§29A-4-2 Declaratory judgment on validity of rule.
§29A-4-2. Declaratory judgment on validity of rule.
(a) Any person, except the agency promulgating the rule, may have the validity of any rule determined by instituting an action for a declaratory judgment in the circuit court of Kanawha county, West Virginia, when it appears that the rule, or its threatened application, interferes with or impairs or threatens to interfere with or impair, the legal rights or privileges of the plaintiff or plaintiffs. The agency shall be made a party to the proceeding. The declaratory judgment may be rendered whether or not the plaintiff or plaintiffs has or have first requested the agency to pass upon the validity of the rule in question.

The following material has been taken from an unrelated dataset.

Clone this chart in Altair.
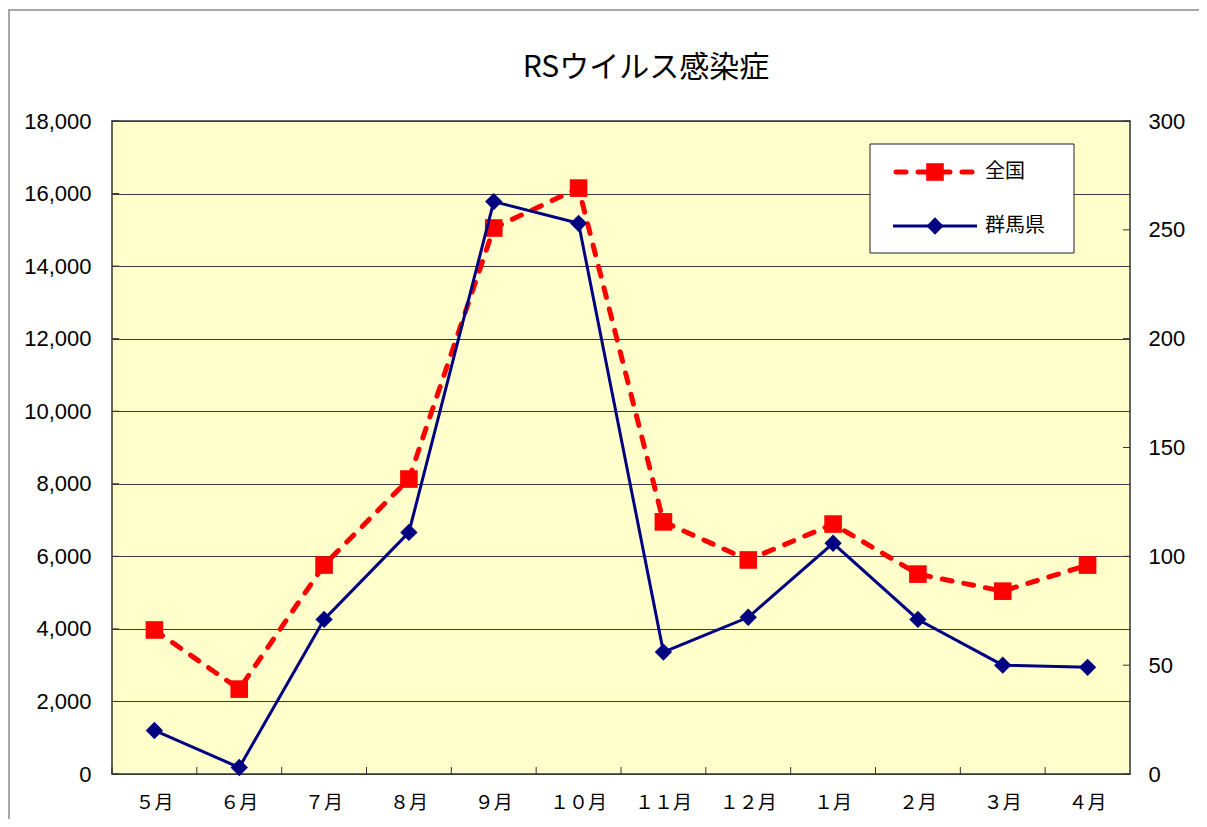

(b) The court shall declare the rule invalid if it finds that the rule violates constitutional provisions or exceeds the statutory authority or jurisdiction of the agency or was adopted without compliance with statutory rule-making procedures or is arbitrary or capricious, or that, in the case of a rule adopted pursuant to section five, article three of this chapter, action under said section five was not justified.
(c) When the invalidity of a rule has been so declared, the agency shall, within thirty days after such declaratory judgment has been entered, acquiesce therein and modify or rescind such invalidated rule in accord with the requirement of such declaratory judgment unless the agency promptly, and in any event within such thirty-day period, notifies the plaintiff or plaintiffs of its intention to apply for an appeal to the supreme court of appeals from such declaratory judgment pursuant to section one, article six of this chapter. In the event such agency shall thereafter make timely application for such appeal, the acquiescence of the agency in the invalidity of such rule shall not be required until thirty days after timely applications for such appeal have been refused or within thirty days after the appeal has been dismissed or otherwise disposed of in the supreme court of appeals by an affirmance of the judgment invalidating said rule.